◆ **Material**:
[start]
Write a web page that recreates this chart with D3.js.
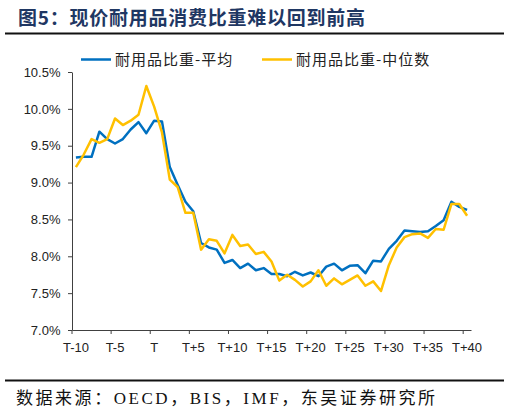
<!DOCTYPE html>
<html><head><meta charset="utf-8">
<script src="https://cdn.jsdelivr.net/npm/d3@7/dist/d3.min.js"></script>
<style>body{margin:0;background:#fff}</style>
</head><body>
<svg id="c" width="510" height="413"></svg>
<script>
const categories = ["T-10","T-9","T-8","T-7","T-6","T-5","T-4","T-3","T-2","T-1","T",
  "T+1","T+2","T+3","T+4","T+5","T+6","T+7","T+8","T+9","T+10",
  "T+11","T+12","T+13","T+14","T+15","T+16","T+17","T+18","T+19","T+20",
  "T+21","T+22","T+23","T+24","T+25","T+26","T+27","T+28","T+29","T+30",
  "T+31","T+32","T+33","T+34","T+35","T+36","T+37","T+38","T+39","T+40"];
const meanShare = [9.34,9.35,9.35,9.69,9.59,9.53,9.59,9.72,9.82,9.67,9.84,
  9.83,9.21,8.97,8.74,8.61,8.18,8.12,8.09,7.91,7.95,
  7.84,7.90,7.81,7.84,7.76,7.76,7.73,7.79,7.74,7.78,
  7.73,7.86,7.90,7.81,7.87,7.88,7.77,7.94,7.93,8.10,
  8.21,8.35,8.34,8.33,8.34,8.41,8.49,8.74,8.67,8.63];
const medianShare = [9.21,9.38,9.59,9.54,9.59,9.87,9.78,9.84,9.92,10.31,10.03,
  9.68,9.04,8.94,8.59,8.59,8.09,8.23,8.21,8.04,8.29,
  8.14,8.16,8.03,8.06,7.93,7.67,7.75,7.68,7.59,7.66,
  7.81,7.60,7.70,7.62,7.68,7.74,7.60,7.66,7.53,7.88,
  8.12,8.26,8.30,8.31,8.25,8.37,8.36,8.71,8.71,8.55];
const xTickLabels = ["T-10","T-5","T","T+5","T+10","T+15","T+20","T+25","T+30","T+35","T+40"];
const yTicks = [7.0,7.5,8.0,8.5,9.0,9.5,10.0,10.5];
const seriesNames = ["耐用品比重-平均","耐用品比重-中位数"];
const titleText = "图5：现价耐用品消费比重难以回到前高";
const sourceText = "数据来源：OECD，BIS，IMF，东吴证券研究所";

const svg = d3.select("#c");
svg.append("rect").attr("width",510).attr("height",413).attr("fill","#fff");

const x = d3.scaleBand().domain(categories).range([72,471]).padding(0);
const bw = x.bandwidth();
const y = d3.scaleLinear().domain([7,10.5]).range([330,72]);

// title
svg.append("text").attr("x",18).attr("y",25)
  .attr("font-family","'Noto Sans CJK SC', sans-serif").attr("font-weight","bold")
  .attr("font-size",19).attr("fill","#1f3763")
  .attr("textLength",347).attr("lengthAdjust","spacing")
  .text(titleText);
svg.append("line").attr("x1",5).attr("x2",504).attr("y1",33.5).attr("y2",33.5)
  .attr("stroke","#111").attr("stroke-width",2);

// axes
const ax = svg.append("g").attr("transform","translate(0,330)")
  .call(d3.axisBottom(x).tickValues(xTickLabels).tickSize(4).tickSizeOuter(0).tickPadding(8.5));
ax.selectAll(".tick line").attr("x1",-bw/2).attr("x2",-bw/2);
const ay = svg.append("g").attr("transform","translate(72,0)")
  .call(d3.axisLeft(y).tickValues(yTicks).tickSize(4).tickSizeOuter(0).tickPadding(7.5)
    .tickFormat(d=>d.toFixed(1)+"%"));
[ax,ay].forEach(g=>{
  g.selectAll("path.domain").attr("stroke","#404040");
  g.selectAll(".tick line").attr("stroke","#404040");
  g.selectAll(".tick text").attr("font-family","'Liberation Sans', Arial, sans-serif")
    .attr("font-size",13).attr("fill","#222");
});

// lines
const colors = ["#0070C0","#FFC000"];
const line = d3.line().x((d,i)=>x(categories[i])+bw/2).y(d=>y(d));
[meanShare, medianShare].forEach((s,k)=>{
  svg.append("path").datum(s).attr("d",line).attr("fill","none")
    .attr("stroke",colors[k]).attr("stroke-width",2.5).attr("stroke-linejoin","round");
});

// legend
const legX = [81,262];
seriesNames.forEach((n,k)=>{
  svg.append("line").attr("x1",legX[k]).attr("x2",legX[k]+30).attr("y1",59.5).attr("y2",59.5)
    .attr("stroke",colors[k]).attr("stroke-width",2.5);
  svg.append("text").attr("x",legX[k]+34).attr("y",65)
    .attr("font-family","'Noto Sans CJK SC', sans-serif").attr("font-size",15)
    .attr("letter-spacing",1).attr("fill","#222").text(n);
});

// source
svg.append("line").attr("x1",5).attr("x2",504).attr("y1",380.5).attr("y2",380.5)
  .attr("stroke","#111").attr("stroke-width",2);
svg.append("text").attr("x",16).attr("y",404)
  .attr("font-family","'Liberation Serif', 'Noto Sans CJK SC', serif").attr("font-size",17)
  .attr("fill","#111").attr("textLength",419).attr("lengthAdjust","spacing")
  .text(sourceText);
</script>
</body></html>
[end]
◆ **Work required**: Repeat the listing in full and exactly. Leave any pictures out.

◆ **Full answer**:
Write a web page that recreates this chart with D3.js.
<!DOCTYPE html>
<html><head><meta charset="utf-8">
<script src="https://cdn.jsdelivr.net/npm/d3@7/dist/d3.min.js"></script>
<style>body{margin:0;background:#fff}</style>
</head><body>
<svg id="c" width="510" height="413"></svg>
<script>
const categories = ["T-10","T-9","T-8","T-7","T-6","T-5","T-4","T-3","T-2","T-1","T",
  "T+1","T+2","T+3","T+4","T+5","T+6","T+7","T+8","T+9","T+10",
  "T+11","T+12","T+13","T+14","T+15","T+16","T+17","T+18","T+19","T+20",
  "T+21","T+22","T+23","T+24","T+25","T+26","T+27","T+28","T+29","T+30",
  "T+31","T+32","T+33","T+34","T+35","T+36","T+37","T+38","T+39","T+40"];
const meanShare = [9.34,9.35,9.35,9.69,9.59,9.53,9.59,9.72,9.82,9.67,9.84,
  9.83,9.21,8.97,8.74,8.61,8.18,8.12,8.09,7.91,7.95,
  7.84,7.90,7.81,7.84,7.76,7.76,7.73,7.79,7.74,7.78,
  7.73,7.86,7.90,7.81,7.87,7.88,7.77,7.94,7.93,8.10,
  8.21,8.35,8.34,8.33,8.34,8.41,8.49,8.74,8.67,8.63];
const medianShare = [9.21,9.38,9.59,9.54,9.59,9.87,9.78,9.84,9.92,10.31,10.03,
  9.68,9.04,8.94,8.59,8.59,8.09,8.23,8.21,8.04,8.29,
  8.14,8.16,8.03,8.06,7.93,7.67,7.75,7.68,7.59,7.66,
  7.81,7.60,7.70,7.62,7.68,7.74,7.60,7.66,7.53,7.88,
  8.12,8.26,8.30,8.31,8.25,8.37,8.36,8.71,8.71,8.55];
const xTickLabels = ["T-10","T-5","T","T+5","T+10","T+15","T+20","T+25","T+30","T+35","T+40"];
const yTicks = [7.0,7.5,8.0,8.5,9.0,9.5,10.0,10.5];
const seriesNames = ["耐用品比重-平均","耐用品比重-中位数"];
const titleText = "图5：现价耐用品消费比重难以回到前高";
const sourceText = "数据来源：OECD，BIS，IMF，东吴证券研究所";

const svg = d3.select("#c");
svg.append("rect").attr("width",510).attr("height",413).attr("fill","#fff");

const x = d3.scaleBand().domain(categories).range([72,471]).padding(0);
const bw = x.bandwidth();
const y = d3.scaleLinear().domain([7,10.5]).range([330,72]);

// title
svg.append("text").attr("x",18).attr("y",25)
  .attr("font-family","'Noto Sans CJK SC', sans-serif").attr("font-weight","bold")
  .attr("font-size",19).attr("fill","#1f3763")
  .attr("textLength",347).attr("lengthAdjust","spacing")
  .text(titleText);
svg.append("line").attr("x1",5).attr("x2",504).attr("y1",33.5).attr("y2",33.5)
  .attr("stroke","#111").attr("stroke-width",2);

// axes
const ax = svg.append("g").attr("transform","translate(0,330)")
  .call(d3.axisBottom(x).tickValues(xTickLabels).tickSize(4).tickSizeOuter(0).tickPadding(8.5));
ax.selectAll(".tick line").attr("x1",-bw/2).attr("x2",-bw/2);
const ay = svg.append("g").attr("transform","translate(72,0)")
  .call(d3.axisLeft(y).tickValues(yTicks).tickSize(4).tickSizeOuter(0).tickPadding(7.5)
    .tickFormat(d=>d.toFixed(1)+"%"));
[ax,ay].forEach(g=>{
  g.selectAll("path.domain").attr("stroke","#404040");
  g.selectAll(".tick line").attr("stroke","#404040");
  g.selectAll(".tick text").attr("font-family","'Liberation Sans', Arial, sans-serif")
    .attr("font-size",13).attr("fill","#222");
});

// lines
const colors = ["#0070C0","#FFC000"];
const line = d3.line().x((d,i)=>x(categories[i])+bw/2).y(d=>y(d));
[meanShare, medianShare].forEach((s,k)=>{
  svg.append("path").datum(s).attr("d",line).attr("fill","none")
    .attr("stroke",colors[k]).attr("stroke-width",2.5).attr("stroke-linejoin","round");
});

// legend
const legX = [81,262];
seriesNames.forEach((n,k)=>{
  svg.append("line").attr("x1",legX[k]).attr("x2",legX[k]+30).attr("y1",59.5).attr("y2",59.5)
    .attr("stroke",colors[k]).attr("stroke-width",2.5);
  svg.append("text").attr("x",legX[k]+34).attr("y",65)
    .attr("font-family","'Noto Sans CJK SC', sans-serif").attr("font-size",15)
    .attr("letter-spacing",1).attr("fill","#222").text(n);
});

// source
svg.append("line").attr("x1",5).attr("x2",504).attr("y1",380.5).attr("y2",380.5)
  .attr("stroke","#111").attr("stroke-width",2);
svg.append("text").attr("x",16).attr("y",404)
  .attr("font-family","'Liberation Serif', 'Noto Sans CJK SC', serif").attr("font-size",17)
  .attr("fill","#111").attr("textLength",419).attr("lengthAdjust","spacing")
  .text(sourceText);
</script>
</body></html>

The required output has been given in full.